(Rows from a dataset of charts and code)
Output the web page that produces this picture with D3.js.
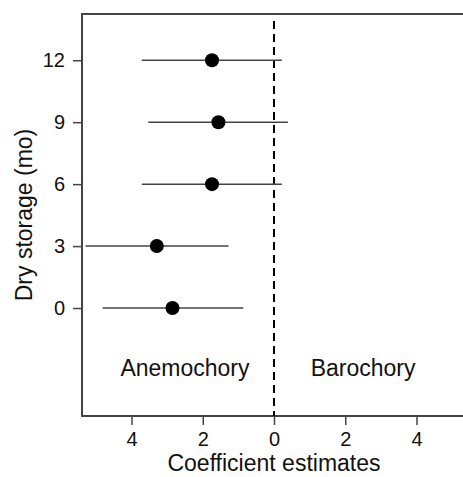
<!DOCTYPE html>
<html>
<head>
<meta charset="utf-8">
<script src="https://cdn.jsdelivr.net/npm/d3@7"></script>
<style>
  body { margin: 0; background: #fff; }
  svg { display: block; font-family: "Liberation Sans", Arial, sans-serif; }
</style>
</head>
<body>
<div id="chart"></div>
<script>
// Data
var storage = [0, 3, 6, 9, 12];
var estimate = [-2.85, -3.29, -1.74, -1.56, -1.74];
var lower = [-4.81, -5.29, -3.71, -3.53, -3.71];
var upper = [-0.86, -1.28, 0.22, 0.39, 0.22];
var xTicks = [-4, -2, 0, 2, 4];
var yTicks = [0, 3, 6, 9, 12];
var regionLabels = ["Anemochory", "Barochory"];
var regionX = [-2.5, 2.5];

var svgWidth = 463, svgHeight = 477;
var margin = { top: 14, right: -3, bottom: 61, left: 82 };
var width = svgWidth - margin.left - margin.right;
var height = svgHeight - margin.top - margin.bottom;

var svg = d3.select("#chart").append("svg")
    .attr("width", svgWidth)
    .attr("height", svgHeight);

var chartGroup = svg.append("g")
    .attr("transform", `translate(${margin.left}, ${margin.top})`);

// Scales
var xScale = d3.scaleLinear().domain([-5.39, 5.39]).range([0, width]);
var yScale = d3.scaleLinear().domain([-5.23, 14.24]).range([height, 0]);

// Axes
var xAxis = d3.axisBottom(xScale)
    .tickValues(xTicks)
    .tickFormat(d => Math.abs(d))
    .tickSize(9)
    .tickPadding(7);
var yAxis = d3.axisLeft(yScale)
    .tickValues(yTicks)
    .tickSize(9)
    .tickPadding(8);

var gx = chartGroup.append("g")
    .attr("transform", `translate(0, ${height})`)
    .call(xAxis);
var gy = chartGroup.append("g").call(yAxis);

[gx, gy].forEach(function(g) {
    g.attr("font-size", null).attr("font-family", null);
    g.select(".domain").remove();
    g.selectAll(".tick line").attr("stroke", "#444").attr("stroke-width", 1.5);
    g.selectAll(".tick text")
        .attr("fill", "#111")
        .style("font-size", "20px");
});

// Box
chartGroup.append("rect")
    .attr("x", 0)
    .attr("y", 0)
    .attr("width", width)
    .attr("height", height)
    .attr("fill", "none")
    .attr("stroke", "#444")
    .attr("stroke-width", 2);

// Zero reference line
chartGroup.append("line")
    .attr("x1", xScale(0))
    .attr("x2", xScale(0))
    .attr("y1", 7)
    .attr("y2", height)
    .attr("stroke", "#000")
    .attr("stroke-width", 2)
    .attr("stroke-dasharray", "8,5");

// Error bars
chartGroup.selectAll(".ci")
    .data(storage)
    .enter()
    .append("line")
    .attr("class", "ci")
    .attr("x1", (d, i) => xScale(lower[i]))
    .attr("x2", (d, i) => xScale(upper[i]))
    .attr("y1", d => yScale(d))
    .attr("y2", d => yScale(d))
    .attr("stroke", "#444")
    .attr("stroke-width", 1.5);

// Points
chartGroup.selectAll(".pt")
    .data(storage)
    .enter()
    .append("circle")
    .attr("class", "pt")
    .attr("cx", (d, i) => xScale(estimate[i]))
    .attr("cy", d => yScale(d))
    .attr("r", 7)
    .attr("fill", "#000");

// Region labels
chartGroup.selectAll(".region")
    .data(regionLabels)
    .enter()
    .append("text")
    .attr("class", "region")
    .attr("x", (d, i) => xScale(regionX[i]))
    .attr("y", yScale(-2.9))
    .attr("dy", "0.35em")
    .attr("text-anchor", "middle")
    .style("font-size", "23px")
    .attr("fill", "#111")
    .text(d => d);

// Axis titles
svg.append("text")
    .attr("x", margin.left + xScale(0))
    .attr("y", 471)
    .attr("text-anchor", "middle")
    .style("font-size", "23px")
    .attr("fill", "#111")
    .text("Coefficient estimates");

svg.append("text")
    .attr("transform", `translate(24, ${margin.top + height / 2}) rotate(-90)`)
    .attr("dy", "0.35em")
    .attr("text-anchor", "middle")
    .style("font-size", "23px")
    .attr("fill", "#111")
    .text("Dry storage (mo)");
</script>
</body>
</html>
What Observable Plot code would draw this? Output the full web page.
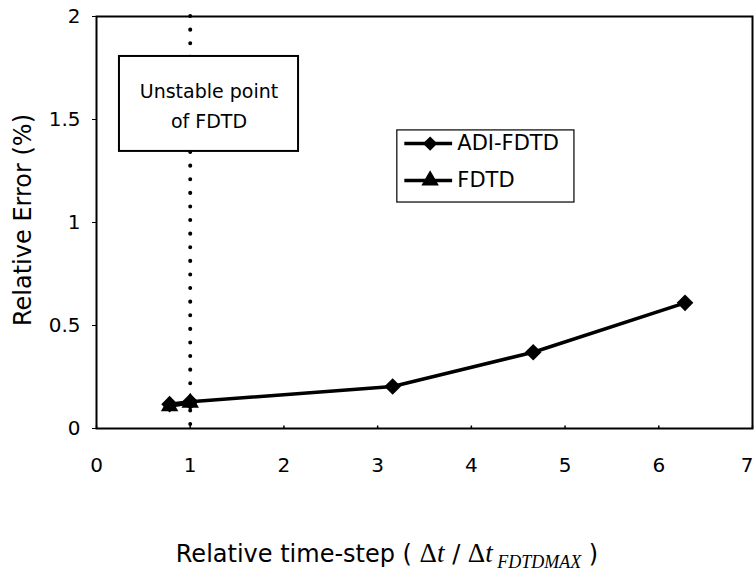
<!DOCTYPE html>
<html>
<head>
<meta charset="utf-8">
<script src="https://cdn.jsdelivr.net/npm/d3@7"></script>
<script src="https://cdn.jsdelivr.net/npm/@observablehq/plot@0.6"></script>
<style>
  body { margin: 0; background: #fff; }
</style>
</head>
<body>
<div id="chart"></div>
<script>
// Data
const adiX = [0.78, 1.0, 3.16, 4.66, 6.28];
const adiY = [0.118, 0.13, 0.204, 0.37, 0.61];
const fdtdX = [0.78, 1.0];
const fdtdY = [0.108, 0.125];
const xTicks = [0, 1, 2, 3, 4, 5, 6, 7];
const yTicks = [0, 0.5, 1, 1.5, 2];
const unstableX = [1];
const seriesNames = ["ADI-FDTD", "FDTD"];
const seriesSymbols = ["diamond2", "triangle"];
// annotation and legend boxes (data units)
const noteBox = [{x1: 0.245, x2: 2.156, y1: 1.345, y2: 1.806}];
const noteLines = ["Unstable point", "of FDTD"];
const legendBox = [{x1: 3.21, x2: 5.10, y1: 1.097, y2: 1.447}];
const legendY = [1.383, 1.204];

const FONT = "DejaVu Sans, Verdana, sans-serif";
const adi = adiX.map((x, i) => ({x, y: adiY[i]}));
const fdtd = fdtdX.map((x, i) => ({x, y: fdtdY[i]}));
const legend = seriesNames.map((name, i) => ({name, symbol: seriesSymbols[i], y: legendY[i]}));
const lb = legendBox[0], nb = noteBox[0];

const plot = Plot.plot({
  width: 756,
  height: 576,
  marginLeft: 96,
  marginRight: 4,
  marginTop: 16,
  marginBottom: 148,
  style: {fontSize: "20px", fontFamily: FONT, color: "black", background: "white"},
  x: {domain: [0, 7], label: null},
  y: {domain: [0, 2], label: null},
  symbol: {domain: seriesSymbols, range: seriesSymbols},
  marks: [
    Plot.axisX({ticks: xTicks, tickSize: 0, tickPadding: 29, tickFormat: d => String(d), fontSize: 20}),
    Plot.axisY({ticks: yTicks, tickSize: 4, tickPadding: 12, tickFormat: d => String(d), fontSize: 20}),
    Plot.ruleX(xTicks, {y1: 0, y2: 0.012, stroke: "black", strokeWidth: 1.5}),
    Plot.frame({stroke: "black", strokeWidth: 2}),
    Plot.ruleX(unstableX, {stroke: "black", strokeWidth: 4, strokeDasharray: "0.1,13.5", strokeLinecap: "round"}),
    Plot.rect(noteBox, {x1: "x1", x2: "x2", y1: "y1", y2: "y2", fill: "white", stroke: "black", strokeWidth: 2}),
    Plot.text(noteLines, {x: (nb.x1 + nb.x2) / 2, y: (nb.y1 + nb.y2) / 2,
      text: d => d, fontSize: 19, fill: "black"}),
    Plot.line(adi, {x: "x", y: "y", stroke: "black", strokeWidth: 3.5}),
    Plot.line(fdtd, {x: "x", y: "y", stroke: "black", strokeWidth: 3.5}),
    Plot.dot(adi, {x: "x", y: "y", symbol: () => "diamond2", fill: "black", r: 7.5}),
    Plot.dot(fdtd, {x: "x", y: "y", symbol: () => "triangle", fill: "black", r: 6.5}),
    Plot.rect(legendBox, {x1: "x1", x2: "x2", y1: "y1", y2: "y2", fill: "white", stroke: "black", strokeWidth: 1.2}),
    Plot.ruleY(legend, {y: "y", x1: lb.x1 + 0.08, x2: lb.x1 + 0.59, stroke: "black", strokeWidth: 3.5}),
    Plot.dot(legend, {x: lb.x1 + 0.35, y: "y", symbol: "symbol", fill: "black", r: 6.5}),
    Plot.text(legend, {x: lb.x1 + 0.64, y: "y", text: "name", textAnchor: "start", fontSize: 21, fill: "black"})
  ]
});

const svg = d3.select(plot);
document.getElementById("chart").appendChild(plot);

// two-line note
svg.selectAll("text").filter(function() { return noteLines.includes(this.textContent); })
  .each(function() {
    const i = noteLines.indexOf(this.textContent);
    d3.select(this).attr("dy", i === 0 ? "-0.62em" : "0.93em");
  });

// keep the last x tick label inside the picture
svg.selectAll("g[aria-label='x-axis tick label'] text").filter(function() { return this.textContent === "7"; })
  .attr("text-anchor", "end").attr("dx", 1);

// Axis titles
svg.append("text")
  .attr("transform", "translate(23,220) rotate(-90)")
  .attr("text-anchor", "middle")
  .attr("dy", "0.35em")
  .attr("font-family", FONT)
  .attr("font-size", 24)
  .attr("fill", "black")
  .text("Relative Error (%)");

const SERIF = "Liberation Serif, Times New Roman, serif";
const xt = svg.append("text")
  .attr("x", 387)
  .attr("y", 562)
  .attr("text-anchor", "middle")
  .attr("font-family", FONT)
  .attr("font-size", 24)
  .attr("fill", "black");
xt.append("tspan").text("Relative time-step ( ");
xt.append("tspan").attr("font-family", SERIF).attr("font-size", 27).text("Δ");
xt.append("tspan").attr("font-family", SERIF).attr("font-size", 27).attr("font-style", "italic").text("t");
xt.append("tspan").text(" / ");
xt.append("tspan").attr("font-family", SERIF).attr("font-size", 27).text("Δ");
xt.append("tspan").attr("font-family", SERIF).attr("font-size", 27).attr("font-style", "italic").text("t");
xt.append("tspan").attr("font-family", SERIF).attr("font-style", "italic")
  .attr("font-size", 18).attr("dy", 6).text(" FDTDMAX");
xt.append("tspan").attr("dy", -6).text(" )");
</script>
</body>
</html>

» GOAL OF THE EXERCISE
Print the line above containing "What Observable Plot", the line containing "const legendY = [1.383, 1.204];", and everything between them, exactly as written. Pictures stay out.

» THE REPLY
What Observable Plot code would draw this? Output the full web page.
<!DOCTYPE html>
<html>
<head>
<meta charset="utf-8">
<script src="https://cdn.jsdelivr.net/npm/d3@7"></script>
<script src="https://cdn.jsdelivr.net/npm/@observablehq/plot@0.6"></script>
<style>
  body { margin: 0; background: #fff; }
</style>
</head>
<body>
<div id="chart"></div>
<script>
// Data
const adiX = [0.78, 1.0, 3.16, 4.66, 6.28];
const adiY = [0.118, 0.13, 0.204, 0.37, 0.61];
const fdtdX = [0.78, 1.0];
const fdtdY = [0.108, 0.125];
const xTicks = [0, 1, 2, 3, 4, 5, 6, 7];
const yTicks = [0, 0.5, 1, 1.5, 2];
const unstableX = [1];
const seriesNames = ["ADI-FDTD", "FDTD"];
const seriesSymbols = ["diamond2", "triangle"];
// annotation and legend boxes (data units)
const noteBox = [{x1: 0.245, x2: 2.156, y1: 1.345, y2: 1.806}];
const noteLines = ["Unstable point", "of FDTD"];
const legendBox = [{x1: 3.21, x2: 5.10, y1: 1.097, y2: 1.447}];
const legendY = [1.383, 1.204];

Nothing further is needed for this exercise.